Acendendo vela para o defunto errado
Encontro na padaria o entendido de futebol, envergando seu manto azul-grená de ambições importadas, que me diz sem sotaque: “O Campeonato Carioca deveria acabar!”. Eu, esperando meus duzentos gramas de mortadela (defumada), apenas sorri de lado. Sei que deveria anuir para evitar maiores querelas, mas não consigo ser concupiscente com a mediocridade. “Você não acha? Um campeonato medíocre, que não dá dinheiro nem prestígio para os clubes...”
Meu caro leitor (trato no singular porque sei da escassez de meu público, então estou falando com você), nesta hora pensei em mandar a tudo às favas, e partir para a violência. Não que eu acredite que a violência seja uma opção – não, não é – mas há algumas cavalgaduras tão singelas para quem uma porrada bem dada na cabeça pode ser até terapêutico.
Não há como medir o Campeonato Carioca em renda, ou prestígio internacional. O Campeonato Carioca tem um capital emocional e histórico que não pode ser igualado por nenhum torneio no mundo, seja de futebol ou de qualquer outro esporte. Bom, ouvi falar de um certame realizado entre os remanescentes das nobres casas escocesas, uma disputa de lançamento de troncos... Mas não, nada se iguala ao Campeonato Carioca.
Ser chamado de “carioca” já é uma gabolice. O campeonato engloba não apenas os times da capital, mas de todas as cidades fluminenses. Mas “carioca” dá um charme especial, uma leveza de espírito e ginga que só o carioca tem. Quem mora no Rio se move com a graça das ondas, e sorri com a espontaneidade de um temporal (que aparece na hora que bem quer). As agremiações que o compõem são centenárias senhoras de muito bom gosto, que já rodaram o mundo e revelaram para o futebol grandes atletas. Seus estádios já testemunharam momentos de puro êxtase, e são emoldurados por ruas, casas e pessoas dignas da paixão que carregam.
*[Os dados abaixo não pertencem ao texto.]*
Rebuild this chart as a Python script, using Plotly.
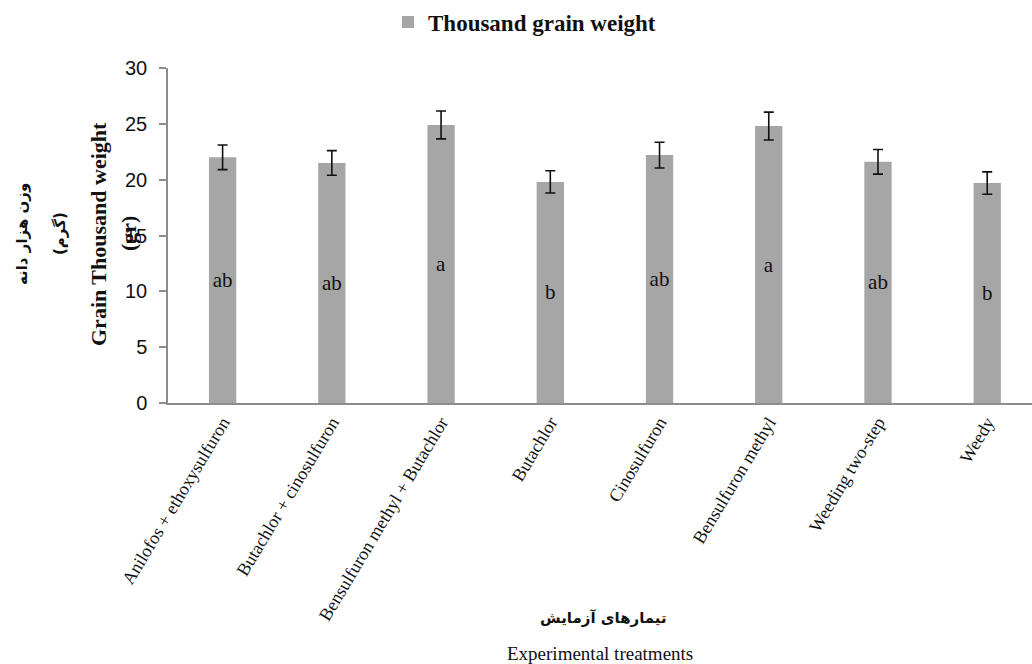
import plotly.graph_objects as go

# Treatments and measured thousand-grain weight (g) with standard errors
treatments = [
    "Anilofos + ethoxysulfuron",
    "Butachlor + cinosulfuron",
    "Bensulfuron methyl + Butachlor",
    "Butachlor",
    "Cinosulfuron",
    "Bensulfuron methyl",
    "Weeding two-step",
    "Weedy",
]
weight = [22.0, 21.5, 24.9, 19.8, 22.2, 24.8, 21.6, 19.7]
std_err = [1.1, 1.1, 1.25, 1.0, 1.15, 1.25, 1.1, 1.0]
groups = ["ab", "ab", "a", "b", "ab", "a", "ab", "b"]

W, H = 1032, 664
ML, MR, MT, MB = 168, 0, 68, 261
PW, PH = W - ML - MR, H - MT - MB


def px_x(p):
    return (p - ML) / PW


def px_y(p):
    return (H - MB - p) / PH


serif = "Liberation Serif"
ink = "#111111"

fig = go.Figure(
    go.Bar(
        x=treatments,
        y=weight,
        name="Thousand grain weight",
        width=0.25,
        marker=dict(color="#a6a6a6", line=dict(width=0)),
        error_y=dict(type="data", array=std_err, visible=True,
                     color=ink, thickness=1.6, width=5),
        text=groups,
        textposition="inside",
        insidetextanchor="middle",
        textangle=0,
        constraintext="none",
        textfont=dict(family=serif, size=21, color=ink),
        hoverinfo="x+y",
    )
)

fig.update_layout(
    width=W,
    height=H,
    margin=dict(l=ML, r=MR, t=MT, b=MB, autoexpand=False),
    paper_bgcolor="white",
    plot_bgcolor="white",
    showlegend=True,
    legend=dict(
        orientation="h",
        x=px_x(388), y=px_y(22), xanchor="left", yanchor="middle",
        font=dict(family=serif, size=23, color=ink, weight="bold"),
        itemwidth=30,
        bgcolor="rgba(0,0,0,0)",
    ),
    xaxis=dict(
        range=[-0.5, 7.41],
        tickangle=-59,
        tickfont=dict(family=serif, size=18, color=ink),
        showline=True, linecolor="#8c8c8c", linewidth=1.5,
        ticks="", showgrid=False, zeroline=False,
    ),
    yaxis=dict(
        range=[0, 30],
        tickvals=[0, 5, 10, 15, 20, 25, 30],
        tickfont=dict(family="Liberation Sans", size=20, color=ink),
        ticklabelstandoff=8,
        showline=True, linecolor="#8c8c8c", linewidth=1.5,
        ticks="outside", ticklen=7, tickcolor="#8c8c8c", tickwidth=1.5,
        showgrid=False, zeroline=False,
    ),
    annotations=[
        dict(text="Grain Thousand weight", textangle=-90,
             x=px_x(98), y=px_y(234), xref="paper", yref="paper",
             showarrow=False, xanchor="center", yanchor="middle",
             font=dict(family=serif, size=22, color=ink, weight="bold")),
        dict(text="(gr)", textangle=-90,
             x=px_x(128), y=px_y(234), xref="paper", yref="paper",
             showarrow=False, xanchor="center", yanchor="middle",
             font=dict(family=serif, size=22, color=ink, weight="bold")),
        dict(text="وزن هزار دانه", textangle=-90,
             x=px_x(22), y=px_y(234), xref="paper", yref="paper",
             showarrow=False, xanchor="center", yanchor="middle",
             font=dict(family="DejaVu Sans", size=15, color=ink, weight="bold")),
        dict(text="(گرم)", textangle=-90,
             x=px_x(60), y=px_y(234), xref="paper", yref="paper",
             showarrow=False, xanchor="center", yanchor="middle",
             font=dict(family="DejaVu Sans", size=15, color=ink, weight="bold")),
        dict(text="تیمارهای آزمایش",
             x=px_x(603), y=px_y(618), xref="paper", yref="paper",
             showarrow=False, xanchor="center", yanchor="middle",
             font=dict(family="DejaVu Sans", size=15, color=ink, weight="bold")),
        dict(text="Experimental treatments",
             x=px_x(600), y=px_y(653), xref="paper", yref="paper",
             showarrow=False, xanchor="center", yanchor="middle",
             font=dict(family=serif, size=19, color=ink)),
    ],
)

fig.write_html("out.html")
E a rivalidade? Qual é a graça de se ganhar de um Manchester, um Juventus, um Benfica? Nem mesmo a seleção me dá tanto prazer – ou alguém aqui liga pra Buenos Aires após uma vitória contra os Hermanos? O que seria da resenha esportiva diária sem os calorosos (e calosos) debates infinitos entre flamenguistas e vascaínos e tricolores e botafoguenses?
O campeonato tem seus problemas? Tem, como esta mortadela defumada que vem mal cortada a minhas mãos. Mas acabar com o campeonato para eliminar seus defeitos é como banir a mortadela defumada da padaria para encobrir a incompetência do atendente (é o Sidnei, gente boa, mas nunca aprendeu a cortar mortadela direito), por isso prefiro me contentar com as fatias assimétricas.
Acenei adeus para o entendido, que já corria para casa para assistir ao campeonato inglês e praticar sua torcida de sofá. A menos que sua conta de telefone seja altíssima devido às ligações para a Rainha, prefiro o glamour de pintar de rubro-negro a casa do vizinho botafoguense, ou constatar que não há camisa tricolor masculina à venda nas lojas esportivas – são todas femininas. Tive vontade de rebater seus argumentos, dizer que não, nunca, que há muito a ser feito, mas o Campeonato Carioca não pode acabar. Argumentar que em primeiro lugar, é preciso sanar o Campeonato. Eliminar os parasitas da FERJ, revitalizar os estádios, apoiar as subdivisões para fortalecer os times de menor investimento. E que em segundo lugar, o Vasco. Mas desisti, antas midiáticas preferem as soluções prontas vendidas pelos programas esportivos, que ficam apresentando as maravilhas das fatias de mortadela cortadas com perfeição, sua textura e simetria. Preferem ficar babando na TV com o que não têm a melhorar o que está em seu alcance. Ou degustar a imperfeição que lhes é oferecida.